Is Inflation Coming?  McDonald’s Says…

Yes.

According to a brief news report, they are.  McDonald’s executives, those responsible for more than 32000 restaurants globally and 14000 in the US alone, now acknowledge that rising prices for beef, dairy and other products are squeezing their margins and have updated their own inflation forecast to 4 – 4.5% in the US and Europe alone.  Their problem is in figuring out how can pass the price increases along to a customer base that they also acknowledge to be squeezed, particularly when one of their key demographics is the young male – you know, the guy whose age bracket is presently afflicted with an unemployment rate of more than 18% and the worst in more than 60 years of recordkeeping. 

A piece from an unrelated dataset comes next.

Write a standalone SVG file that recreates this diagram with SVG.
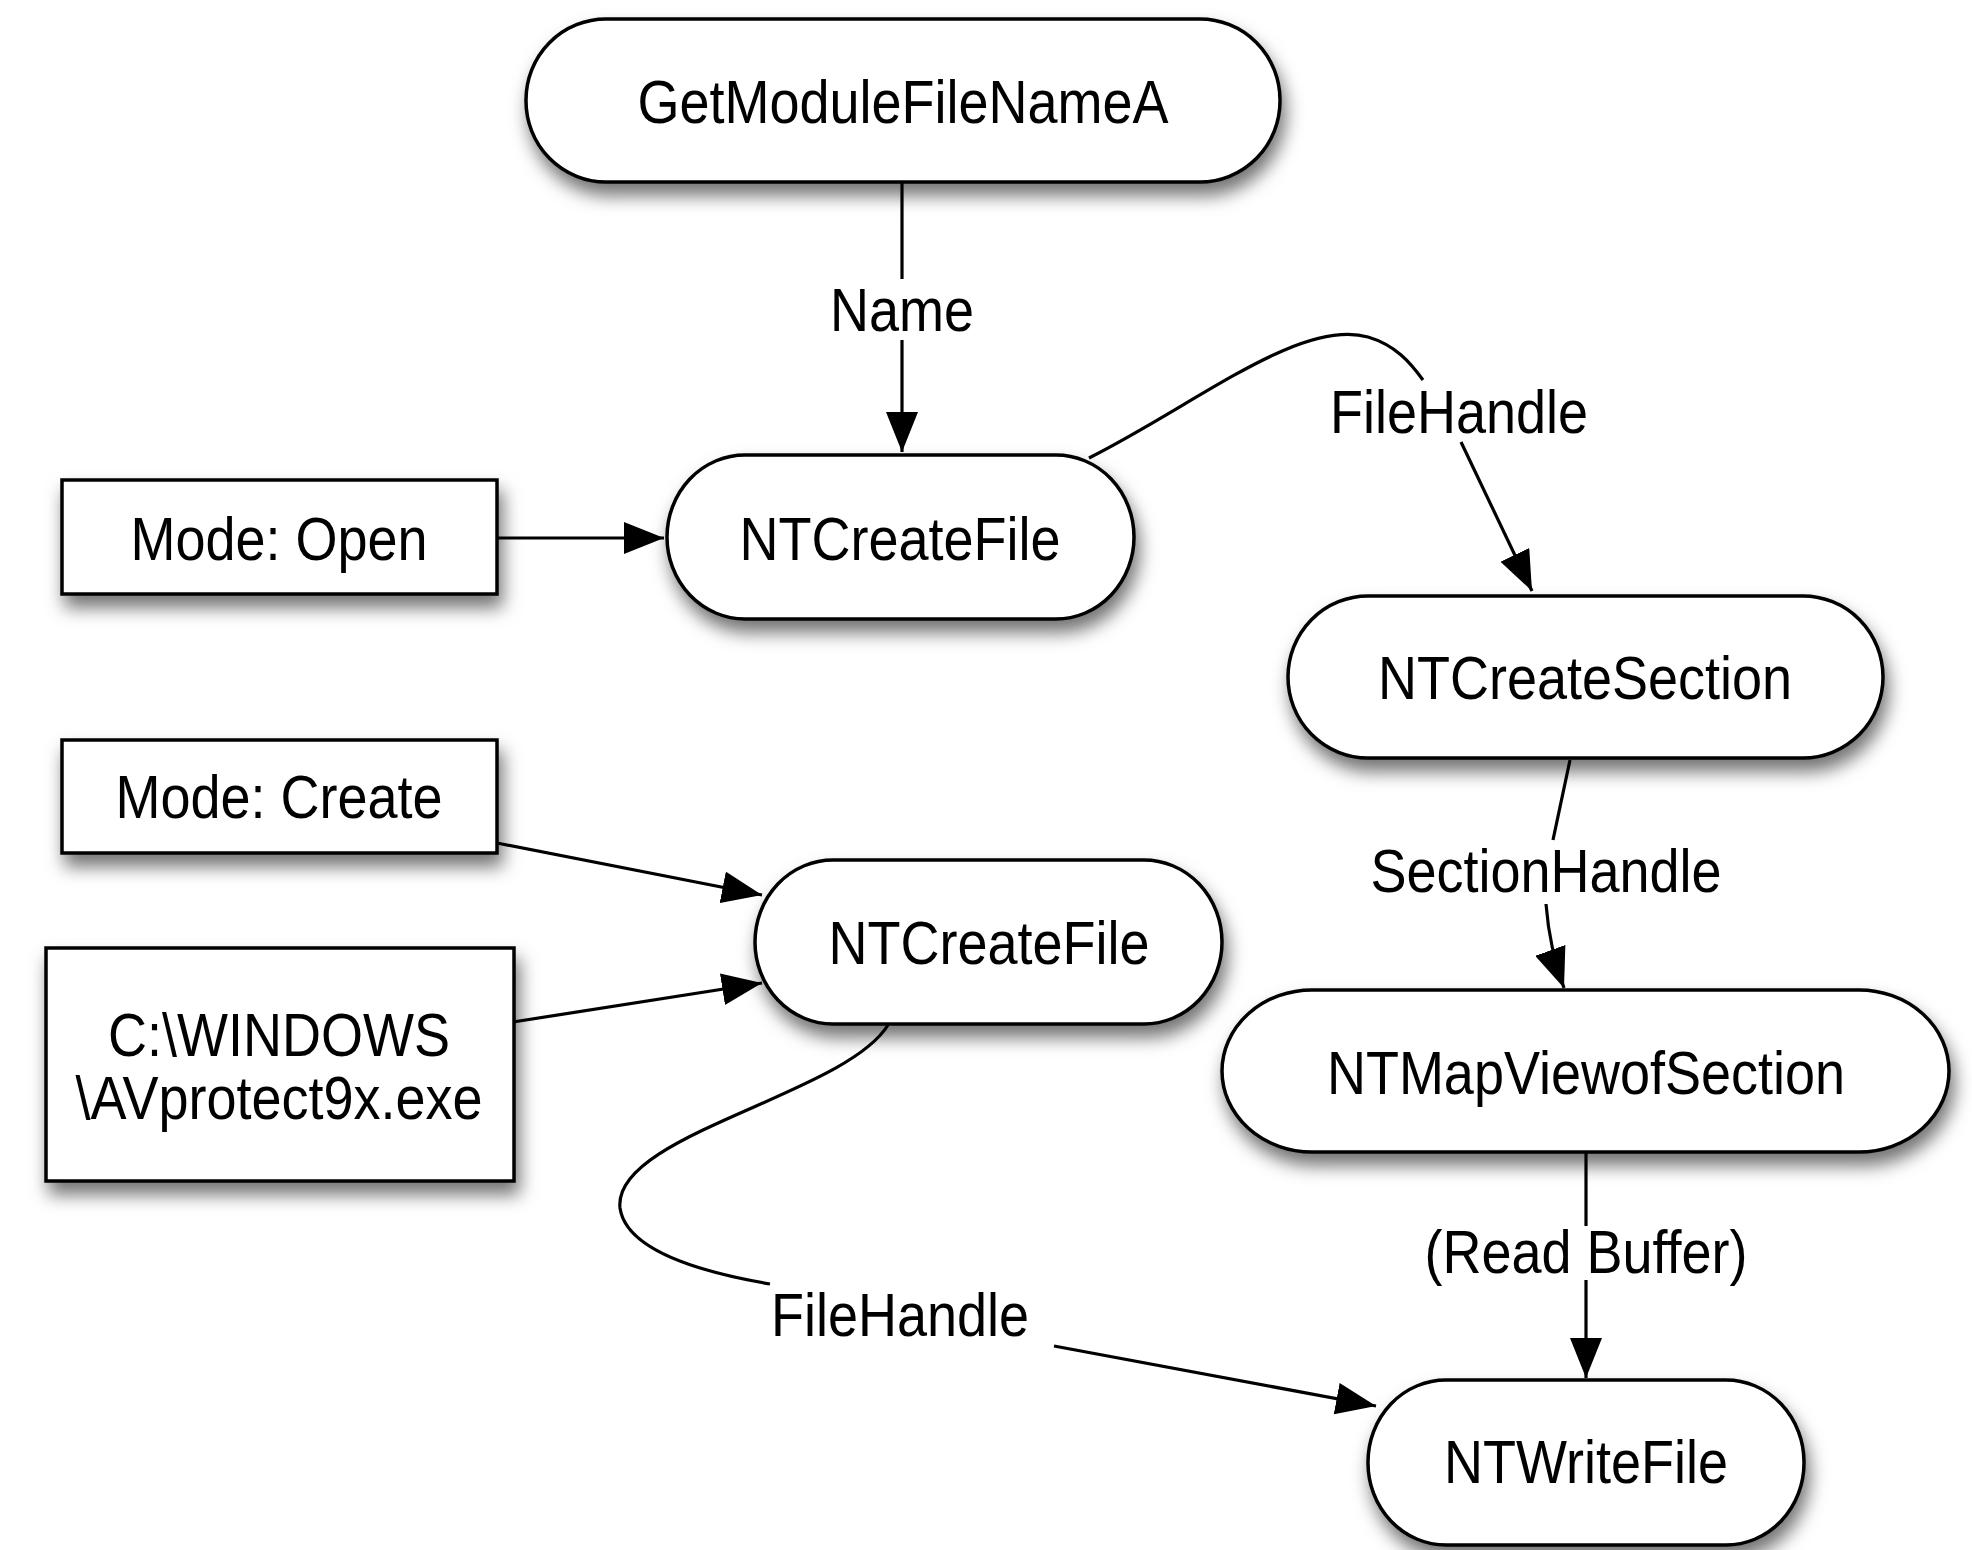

This is more in keeping with what the PracticalDad Price Index has seen through six months of existence, with ground beef increasing 10% at the retail grocer level and bread products rising about 8%.  The buns – bread products – will be particularly affected by oil prices, but not for the reason that might be suspected.  Apart from the cost of transportation to get everything to the various locations, the baked products all contain some elements of vegetable oils.  These oils are sensitive to oil prices as the biofuel manufacturers use these as an offset to oil, so that more of the vegetable oils are purchased when oil rises.  Dairy costs are being passed along to teh corporation instead of teh consumer however, because milk prices are set at the retail level and cannot be apssed along.  There will come a point however, when the dairy producers scream loud enough about their input costs that the milk board will finally have to pass that along to the retail shopper and that particular product will rise as well.

Other restaurant chains, such as Yum’s Chipotle Mexican Restaurant, are likewise seeing their wholesale costs rise but haven’t been as successful at controlling them as their peers at McDonald’s who apparently differ in that McD’s will work hard to keep the prices down.  We’ll see.

In the meantime, you might as well supersize while you can still afford it.